Lillet Lore: A French Aperitif You Should Meet



A few weekends ago, I found myself bursting into song — belting out the makeshift lyrics, "I love a Lillet" in the best Ethel Merman impersonation I could muster.

I do love a Lillet (pronounced "lee LAY"). I had my first glass of the apéritif over a decade ago — and it was such a delicious departure from what I usually drink that the details are still fresh in my mind. It was Easter, and I'd arrived at a friend's house for brunch. Her husband handed me a vintage wine glass filled with an intoxicating berry-hued liqueur that he'd topped with club soda. I was expecting to taste red wine, but what I got on my first sip was the taste of spring: something more citrus-y than wine and a bit more bitter and medicinal. That was Lillet Rouge.

A latecomer to the Maison Lillet family, Lillet Rouge first came on the market in 1962, at the behest of American importer Michael Dreyfus. The original apéritif, a white wine and quinine blend, came on the market some 90 years earlier, when Kina Lillet was invented by brothers Paul and Raymond Lillet. They built their empire on a concept first brought to France by Father Kermann, a late 18th-century physician who had worked in Brazil, where quinine was used to ease malaria symptoms.
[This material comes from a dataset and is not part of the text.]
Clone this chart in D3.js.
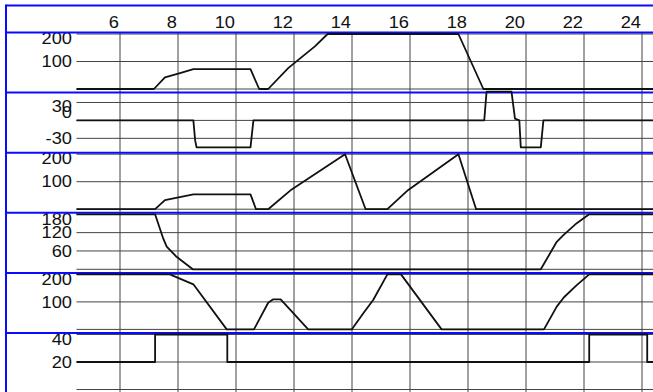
<!DOCTYPE html>
<html>
<head>
<meta charset="utf-8">
<script src="https://cdn.jsdelivr.net/npm/d3@7"></script>
<style>
  html, body { margin: 0; padding: 0; background: #fff; overflow: hidden; }
  svg { display: block; }
  text { font-family: "Liberation Sans", Arial, sans-serif; font-size: 16px; fill: #111; }
</style>
</head>
<body>
<svg id="chart" width="653" height="392"></svg>
<script>
// Hour axis ticks (shared by all strips)
const hourTicks = [6, 8, 10, 12, 14, 16, 18, 20, 22, 24];

// Strip 1
const trace1Hours  = [4.5, 7.17, 7.55, 8.07, 8.53, 10.5, 10.8, 11.11, 11.8, 12.72, 13.16, 17.67, 18.53, 24.5];
const trace1Values = [0, 0, 42, 58, 72, 72, 0, 0, 76, 155, 200, 200, 0, 0];
const trace1Ticks  = [200, 100];

// Strip 2
const trace2Hours  = [4.5, 8.53, 8.59, 8.64, 10.5, 10.6, 18.56, 18.64, 19.5, 19.62, 19.77, 19.82, 20.51, 20.6, 24.5];
const trace2Values = [0, 0, -33, -45, -45, 0, 0, 48, 48, 3, 0, -45, -45, 0, 0];
const trace2Ticks  = [30, 0, -30];

// Strip 3
const trace3Hours  = [4.5, 7.21, 7.55, 8.53, 10.5, 10.69, 11.11, 11.92, 13.76, 14.47, 15.22, 15.94, 17.67, 18.28, 24.5];
const trace3Values = [0, 0, 33, 54, 54, 0, 0, 72, 200, 0, 0, 70, 200, 0, 0];
const trace3Ticks  = [200, 100];

// Strip 4
const trace4Hours  = [4.5, 7.21, 7.49, 7.61, 7.95, 8.51, 20.51, 21.06, 21.29, 21.75, 22.18, 24.5];
const trace4Values = [180, 180, 101, 74, 41, 0, 0, 90, 112, 151, 180, 180];
const trace4Ticks  = [180, 120, 60];

// Strip 5
const trace5Hours  = [4.5, 7.72, 8.53, 9.68, 10.62, 11.11, 11.27, 11.54, 12.49, 13.99, 14.39, 14.73, 15.22, 15.69, 17.09, 20.62, 21.06, 21.31, 21.75, 22.18, 24.5];
const trace5Values = [200, 200, 164, 0, 0, 97, 109, 109, 0, 0, 59, 107, 200, 200, 0, 0, 83, 117, 161, 200, 200];
const trace5Ticks  = [200, 100];

// Strip 6
const trace6Hours  = [4.5, 7.21, 7.21, 9.7, 9.7, 22.18, 22.18, 24.18, 24.18, 24.5];
const trace6Values = [20, 20, 40, 40, 20, 20, 40, 40, 20, 20];
const trace6Ticks  = [40, 20];

// Layout
const W = 653, H = 392;
const frameLeft = 6, frameTop = 5.5;
const plotLeft = 76.5;
const stripTop0 = 32.5, stripStep = 60.1;
const blue = "#0a0aff", gridColor = "#444", inkColor = "#111";

const strips = [
  { hours: trace1Hours, values: trace1Values, ticks: trace1Ticks, domain: [0, 200] },
  { hours: trace2Hours, values: trace2Values, ticks: trace2Ticks, domain: [-48, 44], nudge: { "30": 3.5, "0": -8 } },
  { hours: trace3Hours, values: trace3Values, ticks: trace3Ticks, domain: [0, 200] },
  { hours: trace4Hours, values: trace4Values, ticks: trace4Ticks, domain: [0, 180] },
  { hours: trace5Hours, values: trace5Values, ticks: trace5Ticks, domain: [0, 200] },
  { hours: trace6Hours, values: trace6Values, ticks: trace6Ticks, domain: [0, 40] }
];

const svg = d3.select("#chart");
const x = d3.scaleLinear().domain([4.5, 24.5]).range([plotLeft, plotLeft + 580]);

// stretch text horizontally a little, as the labels use a wide face
function widen(sel, k) {
  sel.each(function () {
    const len = this.getComputedTextLength();
    d3.select(this).attr("textLength", len * k).attr("lengthAdjust", "spacingAndGlyphs");
  });
}

// vertical hour grid
const gGrid = svg.append("g");
gGrid.selectAll("line.v").data(hourTicks).join("line")
  .attr("x1", d => x(d)).attr("x2", d => x(d))
  .attr("y1", stripTop0).attr("y2", H)
  .attr("stroke", gridColor).attr("stroke-width", 1);

// hour labels in the header row
const hourLabels = svg.append("g").selectAll("text").data(hourTicks).join("text")
  .attr("x", d => x(d) - 1).attr("y", 28)
  .attr("text-anchor", "end")
  .text(d => d);
widen(hourLabels, 1.14);

strips.forEach((s, i) => {
  const top = stripTop0 + stripStep * i;
  const y = d3.scaleLinear().domain(s.domain).range([top + 56.5, top + 1.5]);
  s.y = y; s.top = top;

  const gridVals = Array.from(new Set([...s.ticks, 0]));
  gGrid.append("g").selectAll("line").data(gridVals).join("line")
    .attr("x1", plotLeft).attr("x2", W)
    .attr("y1", d => y(d)).attr("y2", d => y(d))
    .attr("stroke", gridColor).attr("stroke-width", 1);

  const labels = svg.append("g").selectAll("text").data(s.ticks).join("text")
    .attr("x", 72)
    .attr("y", d => Math.max(y(d), top + 6) + ((s.nudge && s.nudge[String(d)]) || 0))
    .attr("dy", "0.36em")
    .attr("text-anchor", "end")
    .text(d => d);
  widen(labels, 1.14);
});

// blue frame and strip separators
const gFrame = svg.append("g");
gFrame.append("line")
  .attr("x1", frameLeft).attr("x2", W).attr("y1", frameTop).attr("y2", frameTop)
  .attr("stroke", blue).attr("stroke-width", 2);
gFrame.append("line")
  .attr("x1", frameLeft).attr("x2", frameLeft).attr("y1", frameTop - 1).attr("y2", H)
  .attr("stroke", blue).attr("stroke-width", 2);
gFrame.selectAll("line.sep").data(strips).join("line")
  .attr("class", "sep")
  .attr("x1", frameLeft).attr("x2", W)
  .attr("y1", d => d.top).attr("y2", d => d.top)
  .attr("stroke", blue).attr("stroke-width", 2);

// traces
strips.forEach(s => {
  const pts = s.hours.map((h, k) => [h, s.values[k]]);
  const line = d3.line().x(d => x(d[0])).y(d => s.y(d[1]));
  svg.append("path")
    .attr("d", line(pts))
    .attr("fill", "none")
    .attr("stroke", inkColor)
    .attr("stroke-width", 1.8)
    .attr("stroke-linejoin", "round");
});
</script>
</body>
</html>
The Lillet brothers, who lived in the Bordeaux wine region of Podensac, entered into the "tonic wine" market a century later, founding their company in 1872, just two years after France's Third Republic was established.
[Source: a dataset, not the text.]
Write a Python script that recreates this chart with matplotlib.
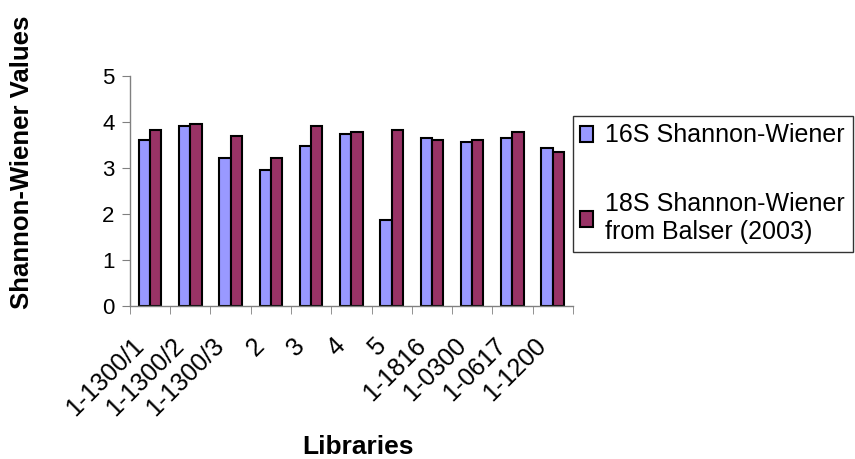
import matplotlib
matplotlib.use("Agg")
import matplotlib.pyplot as plt
import matplotlib.transforms as mtransforms
import numpy as np

plt.rcParams['font.family'] = ['Liberation Sans', 'DejaVu Sans']

# Shannon-Wiener diversity per clone library
libraries = ['1-1300/1', '1-1300/2', '1-1300/3', '2', '3', '4', '5',
             '1-1816', '1-0300', '1-0617', '1-1200']
sw_16s = [3.60, 3.91, 3.21, 2.95, 3.47, 3.73, 1.87, 3.65, 3.56, 3.65, 3.43]
sw_18s = [3.82, 3.95, 3.69, 3.21, 3.91, 3.78, 3.82, 3.60, 3.60, 3.78, 3.34]
series_names = ['16S Shannon-Wiener', '18S Shannon-Wiener\nfrom Balser (2003)']

fig = plt.figure(figsize=(8.55, 4.59), dpi=100)
ax = fig.add_axes([0.152, 0.3333, 0.518, 0.502])

x = np.arange(len(libraries))
w = 0.28
ax.bar(x - w / 2, sw_16s, w, color='#9999FF', edgecolor='black', linewidth=1.5,
       label=series_names[0])
ax.bar(x + w / 2, sw_18s, w, color='#993366', edgecolor='black', linewidth=1.5,
       label=series_names[1])

ax.set_xlim(-0.5, len(libraries) - 0.5)
ax.set_ylim(0, 5)
ax.set_yticks(range(6))

for side in ('top', 'right'):
    ax.spines[side].set_visible(False)
for side in ('left', 'bottom'):
    ax.spines[side].set_color('#808080')
    ax.spines[side].set_linewidth(1)

ax.tick_params(axis='y', labelsize=16, length=6, color='#808080', pad=5)

# labels at category centres, tick marks between categories
ax.set_xticks(x)
ax.set_xticklabels(libraries, rotation=45, ha='right', va='center',
                   rotation_mode='anchor', fontsize=18)
ax.set_xticks(np.arange(-0.5, len(libraries)), minor=True)
ax.tick_params(axis='x', which='major', length=0, pad=26)
ax.tick_params(axis='x', which='minor', length=6, color='#808080')
shift = mtransforms.ScaledTranslation(-10 / 100, 0, fig.dpi_scale_trans)
for lbl in ax.get_xticklabels():
    lbl.set_transform(lbl.get_transform() + shift)

fig.text(0.419, 0.026, 'Libraries', fontsize=19, fontweight='bold',
         ha='center', va='center')
fig.text(0.026, 0.646, 'Shannon-Wiener Values', rotation=90, fontsize=18.5,
         fontweight='bold', ha='center', va='center')

leg = ax.legend(loc='upper left', bbox_to_anchor=(1.0, 0.825), borderaxespad=0,
                fontsize=18, frameon=True, fancybox=False, edgecolor='black',
                handlelength=0.5, handleheight=0.6, handletextpad=0.5,
                labelspacing=1.8, borderpad=0.3)
leg.get_frame().set_linewidth(1)

fig.savefig('out.png', dpi=100)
By the 20th century, Lillet was a popular high society drink. It was also a huge hit in Africa, where colonialists and travelers feared the dreaded malaria. The recipe was tinkered with in the 1980s, when scientists at Bordeaux University's Institute of Oenology reduced the sugar content and rebalanced the formula for acidity and sweetness.

Today, Lillet comes in three varietals: Blanc, Rouge, and Rosé, all of which should be stored in the fridge. I haven't experimented enough to tell you whether the quinine content will indeed keep the mosquitoes at bay, but I do know that when the dogwoods start blooming and the azaleas begin to bud, it's time to bring out the Lillet.
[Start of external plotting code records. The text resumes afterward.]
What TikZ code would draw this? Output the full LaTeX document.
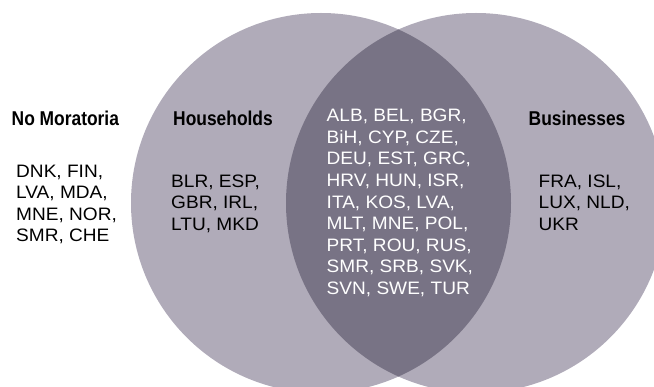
\documentclass[tikz,border=0pt]{standalone}
\usepackage{fontspec}
\setmainfont{Liberation Sans}
\newfontfamily\headfont[FakeStretch=0.87]{Liberation Sans}
\newfontfamily\bodyfont[FakeStretch=1.06]{Liberation Sans}
\definecolor{vennlight}{RGB}{176,171,185}
\definecolor{venndark}{RGB}{120,115,133}
\begin{document}
\begin{tikzpicture}[x=1pt,y=-1pt,
  headlbl/.style={anchor=base west,inner sep=0pt,font={\headfont\bfseries\fontsize{20}{24}\selectfont}},
  bodylbl/.style={anchor=north west,inner sep=0pt,align=left,font={\bodyfont\fontsize{18}{21.6}\selectfont}}]
\useasboundingbox (0,0) rectangle (654,387);
\clip (0,0) rectangle (654,387);
\coordinate (hc) at (321,203);
\coordinate (bc) at (476,203);
\fill[vennlight] (hc) circle[radius=190pt];
\fill[vennlight] (bc) circle[radius=190pt];
\begin{scope}
  \clip (hc) circle[radius=190pt];
  \fill[venndark] (bc) circle[radius=190pt];
\end{scope}
\node[headlbl] (nomor) at (11.5,126) {No Moratoria};
\node[headlbl] (hh) at (173,126) {Households};
\node[headlbl] (bus) at (528.5,126) {Businesses};
\node[bodylbl] (nomorlist) at (16,164.5) {DNK, FIN,\\LVA, MDA,\\MNE, NOR,\\SMR, CHE};
\node[bodylbl] (hhlist) at (171,174.5) {BLR, ESP,\\GBR, IRL,\\LTU, MKD};
\node[bodylbl,text=white] (both) at (326.5,109) {ALB, BEL, BGR,\\BiH, CYP, CZE,\\DEU, EST, GRC,\\HRV, HUN, ISR,\\ITA, KOS, LVA,\\MLT, MNE, POL,\\PRT, ROU, RUS,\\SMR, SRB, SVK,\\SVN, SWE, TUR};
\node[bodylbl] (buslist) at (538.5,174.5) {FRA, ISL,\\LUX, NLD,\\UKR};
\end{tikzpicture}
\end{document}
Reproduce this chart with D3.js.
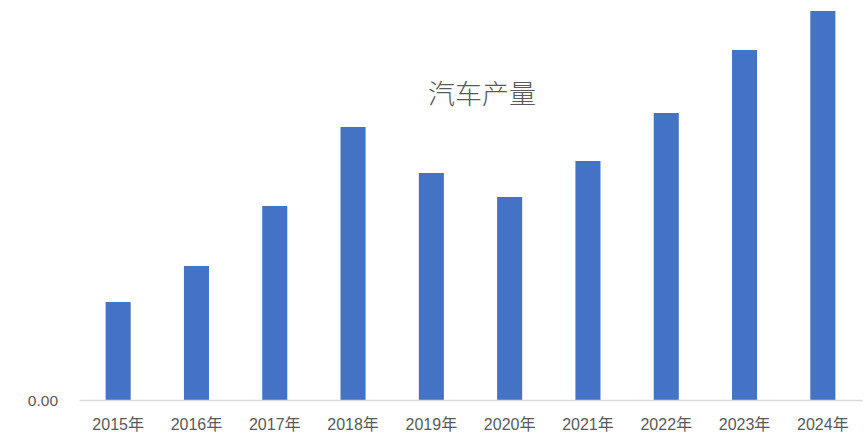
<!DOCTYPE html>
<html><head><meta charset="utf-8">
<script src="https://cdn.jsdelivr.net/npm/d3@7"></script>
<style>body{margin:0;background:#fff}svg{display:block}</style>
</head><body>
<svg id="c" width="868" height="445"></svg>
<script>
const categories = ["2015年","2016年","2017年","2018年","2019年","2020年","2021年","2022年","2023年","2024年"];
const values = [98, 134, 194, 273, 227, 203, 239, 287, 350, 389];
const title = "汽车产量";
const yTickLabels = ["0.00"];

const W = 868, H = 445;
const m = {left: 79, right: 6, top: 0, bottom: 45};
const svg = d3.select("#c");
const x = d3.scaleBand().domain(categories).range([m.left, W - m.right]).paddingInner(0.68).paddingOuter(0.34);
const y = d3.scaleLinear().domain([0, 400]).range([H - m.bottom, m.top]);

svg.append("g").selectAll("rect").data(values).join("rect")
  .attr("x", (d, i) => x(categories[i]))
  .attr("width", x.bandwidth())
  .attr("y", d => y(d))
  .attr("height", d => y(0) - y(d))
  .attr("fill", "#4472C4");

const xAxis = svg.append("g").attr("transform", `translate(0,${y(0)})`)
  .call(d3.axisBottom(x).tickSize(0).tickPadding(19));
xAxis.select(".domain").attr("stroke", "#D9D9D9").attr("stroke-width", 1.5);
xAxis.selectAll("text").attr("fill", "#595959").style("font-size", "16px")
  .style("font-family", "'Liberation Sans','Noto Sans CJK SC',sans-serif");

svg.append("g").selectAll("text").data(yTickLabels).join("text")
  .attr("x", 58).attr("y", y(0) + 6).attr("text-anchor", "end")
  .attr("fill", "#595959").style("font-size", "15.5px")
  .style("font-family", "'Liberation Sans',sans-serif").text(d => d);

svg.append("text").attr("x", 482).attr("y", 104).attr("text-anchor", "middle")
  .attr("fill", "#595959").style("font-size", "27px")
  .style("font-family", "'Noto Sans CJK SC',sans-serif").style("font-weight", "300")
  .text(title);
</script>
</body></html>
While Europeans drink Lillet simply — over ice, garnished with a citrus peel — Americans tend to use the apéritif as a base for fancier cocktails. There's the Vesper Martini, popularized by James Bond in Ian Fleming's novel Casino Royale. The cocktail can be made with vodka and Lillet Blanc, or with a combination of vodka, gin, and Lillet.

Whichever route you choose, shake with bitters and cracked ice, then garnish your drink with a lemon peel. I prefer another Martini variation called the Liberté, which is a less pretentious blend of Lillet Blanc (three ounces), gin (one ounce), and a few dashes of orange bitters. I also recommend the French Connection, a blend of equal parts Lillet Blanc and Cognac, mixed with Angostura, orange bitters, and a few spoonfuls of honey syrup.

I'm not much of a red wine drinker overall, but I do love the Lillet Rouge Tonic, an easy and elegant cocktail. Just fill a wine glass halfway with the apéritif, then top with tonic water and an orange slice. I'm also a devotee of the Bootsy Collins, a cheeky variation on a Tom Collins that I found in the pages of Saveur magazine. Make it yourself by combining two ounces each of vodka and Lillet Rouge, and one ounce each of lemon juice and simple syrup. Mix in a shaker filled with ice, strain, and garnish with lemon wheels.